Quality design and construction allows him to command higher sales prices, one of his five penthouse apartments recently achieved a record price for the area of $26,012 per square meter.
Prior to this offering the previous area record was held by, another of Sunito’s developments, Infinity by Crown. He says, “Investing and developing in great locations is a big thing. We are near transport, jobs, beaches and other amenities. Waterloo is also close to three universities, University of Sydney, UTS and UNSW; and that is a big thing.”
Quality that’s inclusive
His latest collaboration, adjacent to the Waterfall project, is with a team of architects that includes world-renowned Japanese architect Kengo Kuma. Best known as the designer of Beijing’s famous “Great Bamboo Wall House”, Kuma has designed a forest inspired twenty-level apartment building, with the lower levels featuring cascading gardens bounded by natural wood finishing.
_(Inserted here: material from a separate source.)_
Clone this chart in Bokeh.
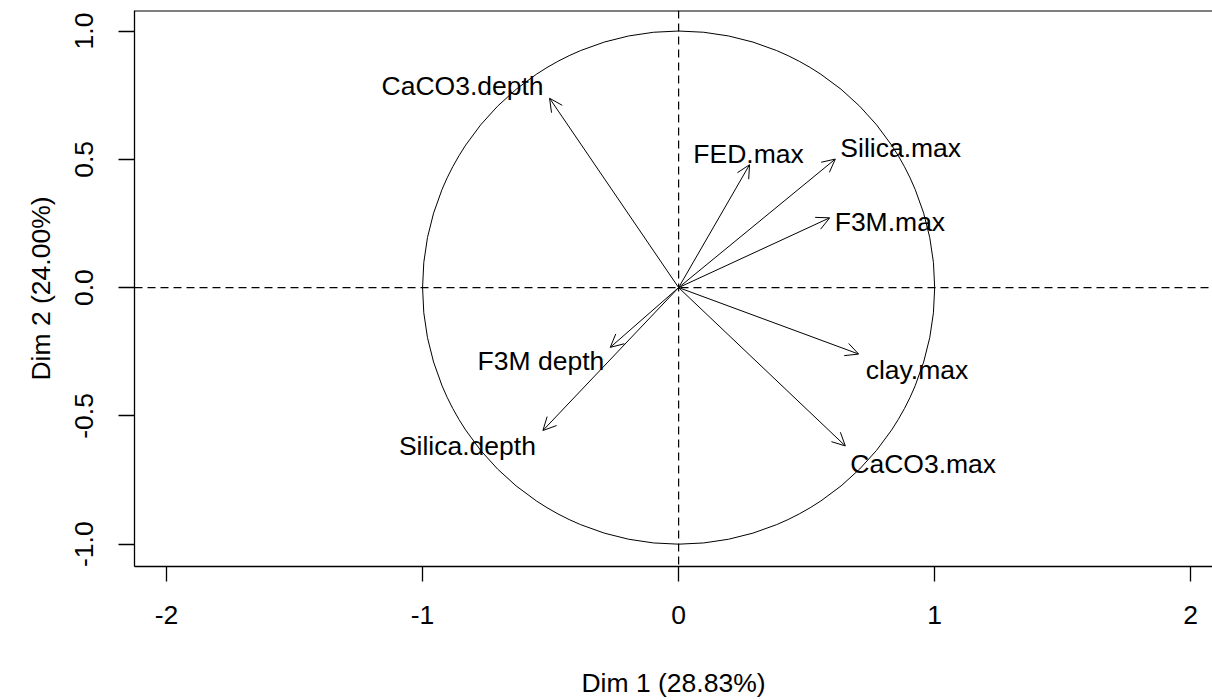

It will be one five buildings situated within 8,000 square metres of landscaped gardens and recreation areas. It’s a stark contrast to what was once an industrial area dotted with workers cottages and unimaginative concrete apartment buildings.
Says Sunito, “We are not trying to create developments that are exclusive, we are trying to create developments where people have a sense that they belong. We are not exclusive in the sense that we create gated communities that say we are rich and you are not.
“We are understated luxury that brings a sense of belonging to everybody that lives and doesn’t live in our building. If we considered our buildings to be exclusive, there is a sense of superiority. Being inclusive means well you may not live in this building but we welcome you.”
As market recovers Crown brand has the edge
In November Australia recorded its biggest monthly rise in property prices since 2003, Sydney prices rose by 2.7%, while prices in Crown’s development areas surged 3.4% for the month.
Recent data shows that apartment prices in Sydney are keeping pace with the rise in house prices, however, clearance rates of new apartments are not strong. In Sydney, around 15% of new apartments have yet to be sold, the bulk of those are in the western suburbs. The best performing areas are close to the city, close to amenities and infrastructure; Crown Group ticks those boxes.
Leading independent housing economist Dr. Andrew Wilson, who compiled the data on unsold new apartments, predicts it will take another six months until the stock will be cleared. In the meantime, as an established and reputable developer, he says groups like Crown will have a marketing edge in attracting buyers.
Also helping the market are record low interest rates in Australia. “Rates go down, prices go up, simple as that,” says Sunito. “Interest rate reductions and relaxing mortgage policies is a big plus but where we need to go as a country is relaxing lending restrictions for foreign buyers. What I am hearing is that the four major banks are doing that right now.”
Sydney property values are up 22.2 percent over the past five years but still 8 percent below their peak prices of two years ago. “I see prices moving up and next year I wouldn’t be surprised if the price growth is double-digit,” says Sunito. “It will continue to grow for the next three years because there’s under-supply and to replace the stock takes about three to four years.”